TASK TO COMPLETE:
Write out the listing, please, but only from its first line through the line containing "ax.bar(x + (i", exactly as given and without pictures.

--- BEGIN DATA EXCERPT ---

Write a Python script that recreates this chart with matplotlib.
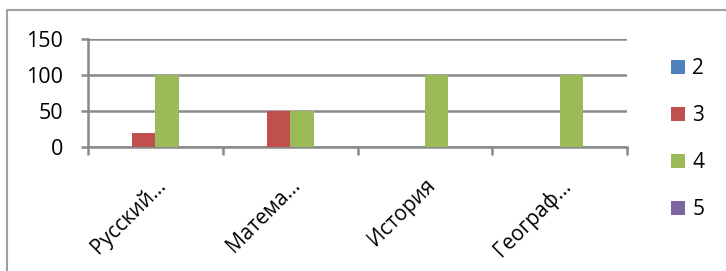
import matplotlib.pyplot as plt
from matplotlib.lines import Line2D
import numpy as np

plt.rcParams['font.family'] = ['Open Sans', 'DejaVu Sans']

# chart data
subjects = ['Русский…', 'Матема…', 'История', 'Географ…']
grades = ['2', '3', '4', '5']
grade_2 = [0, 0, 0, 0]
grade_3 = [20, 50, 0, 0]
grade_4 = [100, 50, 100, 100]
grade_5 = [0, 0, 0, 0]
colors = ['#4F81BD', '#C0504D', '#9BBB59', '#8064A2']

W, H = 726, 271
GRAY = '#898989'

def main():
    fig = plt.figure(figsize=(W / 100, H / 100), dpi=100)
    ax = fig.add_axes([88 / W, 1 - 147 / H, (627 - 88) / W, (147 - 39) / H])

    # outer chart frame (top and left edges visible)
    fig.add_artist(Line2D([6.5 / W, 6.5 / W, 1.0], [0.0, 1 - 10 / H, 1 - 10 / H],
                          transform=fig.transFigure, color='#A0A0A0', linewidth=1.5))

    x = np.arange(len(subjects))
    w = 0.175
    series = [grade_2, grade_3, grade_4, grade_5]
    for i, (vals, c) in enumerate(zip(series, colors)):
        ax.bar(x + (i - 1.5) * w, vals, width=w, color=c, label=grades[i], zorder=3)

    ax.set_xlim(-0.5, len(subjects) - 0.5)
    ax.set_ylim(0, 150)
    ax.set_yticks([0, 50, 100, 150])
    ax.yaxis.grid(True, color=GRAY, linewidth=1.8, zorder=0)
    for s in ['top', 'right']:
        ax.spines[s].set_visible(False)
    for s in ['left', 'bottom']:
        ax.spines[s].set_color(GRAY)
        ax.spines[s].set_linewidth(1.8)

    # category boundaries get the tick marks, labels sit at centers
    ax.set_xticks(np.arange(len(subjects) + 1) - 0.5)
    ax.set_xticklabels([])
    ax.set_xticks(x, minor=True)
    ax.set_xticklabels(subjects, minor=True, rotation=45, ha='right',
                       rotation_mode='anchor', fontsize=15)
    ax.tick_params(axis='x', which='minor', length=0, pad=20)
    ax.tick_params(axis='x', which='major', length=6, color=GRAY, width=1.8)
    ax.tick_params(axis='y', length=5, color=GRAY, width=1.8, labelsize=15.5, pad=13)

    ax.legend(loc='upper left', bbox_to_anchor=(671 / W, 1 - 58 / H),
              bbox_transform=fig.transFigure, frameon=False, borderpad=0,
              borderaxespad=0, fontsize=15, handlelength=0.68, handleheight=0.65,
              handletextpad=0.35, labelspacing=1.25)

    fig.savefig('out.png', dpi=100)

if __name__ == "__main__":
    main()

--- END DATA EXCERPT ---

TASK OUTPUT:
Write a Python script that recreates this chart with matplotlib.
import matplotlib.pyplot as plt
from matplotlib.lines import Line2D
import numpy as np

plt.rcParams['font.family'] = ['Open Sans', 'DejaVu Sans']

# chart data
subjects = ['Русский…', 'Матема…', 'История', 'Географ…']
grades = ['2', '3', '4', '5']
grade_2 = [0, 0, 0, 0]
grade_3 = [20, 50, 0, 0]
grade_4 = [100, 50, 100, 100]
grade_5 = [0, 0, 0, 0]
colors = ['#4F81BD', '#C0504D', '#9BBB59', '#8064A2']

W, H = 726, 271
GRAY = '#898989'

def main():
    fig = plt.figure(figsize=(W / 100, H / 100), dpi=100)
    ax = fig.add_axes([88 / W, 1 - 147 / H, (627 - 88) / W, (147 - 39) / H])

    # outer chart frame (top and left edges visible)
    fig.add_artist(Line2D([6.5 / W, 6.5 / W, 1.0], [0.0, 1 - 10 / H, 1 - 10 / H],
                          transform=fig.transFigure, color='#A0A0A0', linewidth=1.5))

    x = np.arange(len(subjects))
    w = 0.175
    series = [grade_2, grade_3, grade_4, grade_5]
    for i, (vals, c) in enumerate(zip(series, colors)):
        ax.bar(x + (i - 1.5) * w, vals, width=w, color=c, label=grades[i], zorder=3)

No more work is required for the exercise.